BOGOTA, Colombia (AP) - Gunmen shot and killed a Roman Catholic nun active in human rights work in a Pacific port town, authorities said Thursday.

Yolanda Ceron directed a church human rights team in the town of Tumaco, where she was killed Wednesday, according to the governor of Narino state, Parmenio Cuellar.

Officials said they had no suspects.

But the London-based human rights organization Amnesty International accused a right-wing paramilitary group that has previously targeted human rights workers.

``There's no doubt that Yolanda was killed for her work in the defense of human rights,'' Amnesty said in a statement Thursday, accusing the right-wing United Self-Defense Forces of Colombia, or AUC.

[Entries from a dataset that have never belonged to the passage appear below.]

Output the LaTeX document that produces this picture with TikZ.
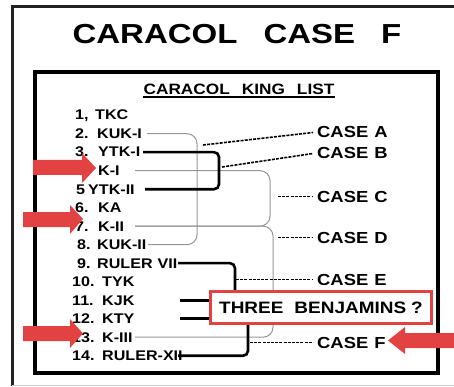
\documentclass[tikz,border=0pt]{standalone}
\usepackage{fontspec}
\setmainfont{Liberation Sans}
\newfontfamily\kingfont[FakeStretch=1.15]{Liberation Sans}
\newfontfamily\titlefont[FakeStretch=1.2]{Liberation Sans}
\usetikzlibrary{calc}
\definecolor{markred}{RGB}{226, 66, 66}
\definecolor{framegray}{RGB}{34, 34, 34}
\definecolor{linkgray}{RGB}{150, 150, 150}
\tikzset{
  titletext/.style  = {inner sep=0pt, font=\titlefont\bfseries\fontsize{27.5}{31}\selectfont},
  listhead/.style   = {inner sep=0pt, font=\kingfont\bfseries\fontsize{15}{17}\selectfont},
  kingname/.style   = {anchor=base west, inner sep=0pt, font=\kingfont\bfseries\fontsize{14}{16}\selectfont},
  casename/.style   = {anchor=base west, inner ysep=0pt, inner xsep=4pt, font=\kingfont\bfseries\fontsize{16}{18}\selectfont},
  benjbox/.style    = {draw=markred, line width=3pt, fill=white, minimum width=221pt, minimum height=32pt, inner sep=0pt, font=\kingfont\bfseries\fontsize{16.5}{18}\selectfont},
  graylink/.style   = {linkgray, line width=1pt, rounded corners=10pt},
  blacklink/.style  = {black, line width=2.6pt, rounded corners=5pt},
  caselink/.style   = {black, line width=1.6pt, dash pattern=on 3pt off 1.2pt},
  redarrow/.style   = {fill=markred},
}

\begin{document}
\begin{tikzpicture}[x=1pt, y=-1pt]
\useasboundingbox (0,0) rectangle (454,387);

% ===== frames =====
\draw[framegray, line width=3pt] (12,386) -- (12,7) -- (454,7);
\draw[black!20, line width=0.8pt] (12,385.5) -- (454,385.5);
\draw[black, line width=3.5pt] (35,72) rectangle (438,373);

% ===== titles =====
\node[titletext] (title) at (237,34.5) {CARACOL\hspace{26pt}CASE\hspace{26pt}F};
\node[listhead] (listtitle) at (239,89) {CARACOL\hspace{12pt}KING\hspace{12pt}LIST};
\draw[line width=1.4pt] ([yshift=-2.5pt]listtitle.south west) -- ([yshift=-2.5pt]listtitle.south east);

% ===== king list =====
\foreach \i/\x/\w/\num/\name in {
  1/75/20/{1,}/TKC, 2/75/22/2./KUK-I, 3/75/23/3./YTK-I, 4/75/23/4./K-I,
  5/76/12/5/YTK-II, 6/75/23/6./KA, 7/75/23/7./K-II, 8/77/20/8./KUK-II,
  9/77/20/9./{RULER\hspace{5pt}VII}, 10/72/30/10./TYK, 11/72/30/11./KJK,
  12/72/30/12./KTY, 13/72/30/13./K-III, 14/72/30/14./RULER-XII}
  \node[kingname] (k\i) at (\x,{120+18.5*(\i-1)}) {\makebox[\w pt][l]{\num}\name};

% ===== cases =====
\node[casename] (caseA) at (313,138) {CASE\hspace{6pt}A};
\node[casename] (caseB) at (313,159) {CASE\hspace{6pt}B};
\node[casename] (caseC) at (313,202) {CASE\hspace{6pt}C};
\node[casename] (caseD) at (313,243) {CASE\hspace{6pt}D};
\node[casename] (caseE) at (313,285) {CASE\hspace{6pt}E};
\node[casename] (caseF) at (313,348) {CASE\hspace{6pt}F};

% ===== gray links =====
\draw[graylink] (147,0 |- k2) -- (197,0 |- k2) -- (197,0 |- k8) -- (148,0 |- k8);
\draw[graylink] (135,0 |- k4) -- (270,0 |- k4) -- (270,0 |- k7) -- (135,0 |- k7);
\draw[graylink] (135,0 |- k7) -- (273,0 |- k7) -- (273,0 |- k13) -- (135,0 |- k13);

% ===== black links =====
\draw[blacklink] (143,0 |- k3) -- (219,0 |- k3) -- (219,0 |- k5) -- (145,0 |- k5);
\draw[blacklink] (178,0 |- k9) -- (235,0 |- k9) -- (235,305) -- (248,305) -- (248,0 |- k14) -- (178,0 |- k14);
\draw[blacklink] (180,0 |- k11) -- (235,0 |- k11);
\draw[blacklink] (180,0 |- k12) -- (235,0 |- k12);

% ===== dashed case links =====
\coordinate (dA) at (203,145);
\coordinate (dB) at (222,167);
\coordinate (dC) at (278,0 |- caseC);
\coordinate (dD) at (278,0 |- caseD);
\coordinate (dE) at (236,0 |- caseE);
\coordinate (dF) at (250,0 |- caseF);
\draw[caselink] (dA) -- (caseA.west);
\draw[caselink] (dB) -- (caseB.west);
\draw[caselink] (dC) -- (caseC.west);
\draw[caselink] (dD) -- (caseD.west);
\draw[caselink] (dE) -- (caseE.west);
\draw[caselink] (dF) -- (caseF.west);

% ===== red box =====
\node[benjbox] (benj) at (321,307.5) {THREE\hspace{11pt}BENJAMINS\hspace{5pt}?};

% ===== red arrows =====
\fill[redarrow] (33,160) -- (82,160) -- (82,153) -- (96,168) -- (82,183) -- (82,175) -- (33,175) -- cycle;
\fill[redarrow] (23,212) -- (70,212) -- (70,205) -- (83,219) -- (70,234) -- (70,227) -- (23,227) -- cycle;
\fill[redarrow] (23,326) -- (70,326) -- (70,319) -- (83,333.5) -- (70,348) -- (70,341) -- (23,341) -- cycle;
\fill[redarrow] (454,333) -- (405,333) -- (405,327) -- (388,340.5) -- (405,354) -- (405,348) -- (454,348) -- cycle;

\end{tikzpicture}
\end{document}
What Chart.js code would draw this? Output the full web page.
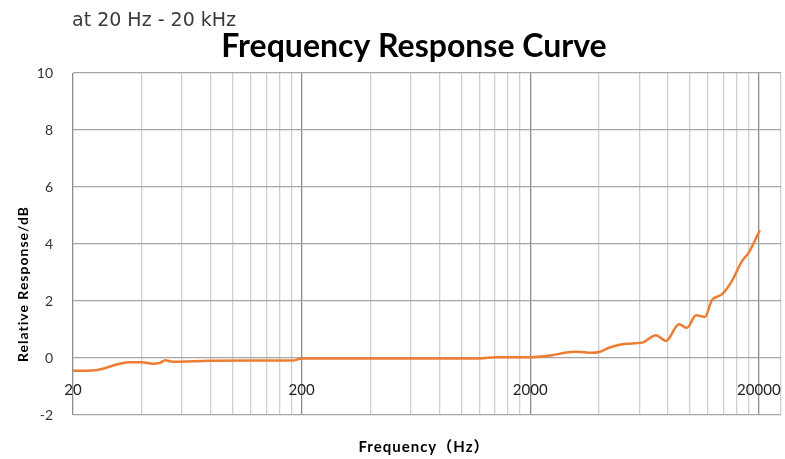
<!DOCTYPE html>
<html lang="en">
<head>
<meta charset="UTF-8">
<title>Frequency Response Curve</title>
<script src="https://cdn.jsdelivr.net/npm/chart.js@4.4.0/dist/chart.umd.min.js"></script>
<style>
  body { margin: 0; background: #fff; }
  #wrap { width: 785px; height: 459px; }
</style>
</head>
<body>
<div id="wrap"><canvas id="myChart" width="785" height="459"></canvas></div>
<script>
var freqHz = [20, 24.4, 27, 29, 32, 35.5, 40, 44.7, 48, 50.5, 54.7, 79, 120, 183, 200,
              536, 1197, 1421, 1980, 2496, 2873, 3176, 3732, 4001, 4427, 5250, 6166,
              7096, 7850, 8950, 9700, 10620, 11620, 12470, 13780, 15240, 16870, 18080, 20200];
var responseDb = [-0.45, -0.44, -0.38, -0.3, -0.2, -0.15, -0.15, -0.2, -0.17, -0.08, -0.13, -0.1, -0.09, -0.09, -0.02,
                  -0.02, -0.02, 0.03, 0.03, 0.1, 0.19, 0.22, 0.18, 0.21, 0.36, 0.5, 0.54,
                  0.8, 0.6, 1.18, 1.06, 1.5, 1.44, 2.03, 2.23, 2.7, 3.4, 3.7, 4.48];

// grid positions on the frequency axis (20 x k per decade)
var gridHz = [20, 40, 60, 80, 100, 120, 140, 160, 180,
              200, 400, 600, 800, 1000, 1200, 1400, 1600, 1800,
              2000, 4000, 6000, 8000, 10000, 12000, 14000, 16000, 18000,
              20000, 25000];
var labelHz = [20, 200, 2000, 20000];
var majorHz = [20, 200, 2000, 20000];

var points = freqHz.map(function (f, i) { return { x: f, y: responseDb[i] }; });

var textPlugin = {
  id: 'texts',
  afterDraw: function (chart) {
    var c = chart.ctx;
    c.save();
    c.fillStyle = '#3a3a3a';
    c.font = '19px "DejaVu Sans"';
    c.textAlign = 'left';
    c.textBaseline = 'alphabetic';
    c.fillText('at 20 Hz - 20 kHz', 72, 26);

    c.fillStyle = '#000';
    c.font = 'bold 32px Lato';
    c.textAlign = 'center';
    c.fillText('Frequency Response Curve', 414, 57);

    c.letterSpacing = '1px';
    c.font = 'bold 15px Lato, "Noto Sans CJK SC"';
    c.fillText('Frequency（Hz）', 424, 452);

    c.font = 'bold 14px Lato';
    c.translate(23, 284);
    c.rotate(-Math.PI / 2);
    c.textBaseline = 'middle';
    c.fillText('Relative Response/dB', 0, 0);
    c.restore();
  }
};

var ctx = document.getElementById('myChart').getContext('2d');
var chart = new Chart(ctx, {
  type: 'line',
  data: {
    datasets: [{
      label: 'Response',
      data: points,
      borderColor: '#ED7D31',
      backgroundColor: '#ED7D31',
      borderWidth: 2.5,
      pointRadius: 0,
      cubicInterpolationMode: 'monotone'
    }]
  },
  options: {
    responsive: false,
    animation: false,
    layout: { padding: { top: 73, right: 4, left: 0, bottom: 0 } },
    plugins: { legend: { display: false }, tooltip: { enabled: false } },
    scales: {
      x: {
        type: 'logarithmic',
        min: 20,
        max: 25000,
        afterBuildTicks: function (s) { s.ticks = gridHz.map(function (v) { return { value: v }; }); },
        afterFit: function (s) { s.height = 44; s.paddingLeft = 0; s.paddingRight = 0; },
        border: { display: false },
        grid: {
          drawTicks: false,
          color: function (c) { return majorHz.indexOf(c.tick.value) >= 0 ? '#8c8c8c' : '#cfcfcf'; },
          lineWidth: 1.3
        },
        ticks: {
          autoSkip: false,
          maxRotation: 0,
          mirror: true,
          padding: 16,
          color: '#222',
          font: { family: 'Lato', size: 15 },
          callback: function (v) { return labelHz.indexOf(v) >= 0 ? String(v) : ''; }
        }
      },
      y: {
        min: -2,
        max: 10,
        afterFit: function (s) { s.width = 73; },
        border: { display: false },
        grid: { drawTicks: false, color: '#a6a6a6', lineWidth: 1.3 },
        ticks: {
          stepSize: 2,
          padding: 20,
          color: '#333',
          font: { family: 'Lato', size: 14 }
        }
      }
    }
  },
  plugins: [textPlugin]
});
</script>
</body>
</html>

Amnesty said Ceron, a Colombian, was working to help people who had been victimized by government troops or paramilitary fighters. The group criticized the government for failing to take sufficient actions against paramilitaries, who are known to be expanding their influence in Tumaco, some 325 miles southwest of Bogota.

The AUC is accused of widespread human rights violations in a war against suspected guerrilla supporters. The group is also on the U.S. government's list of international terrorist organizations. Colombia's U.S.-backed military has been accused of collaborating with the paramilitaries.

The South American country's 37-year civil war kills an estimated 3,500 people every year.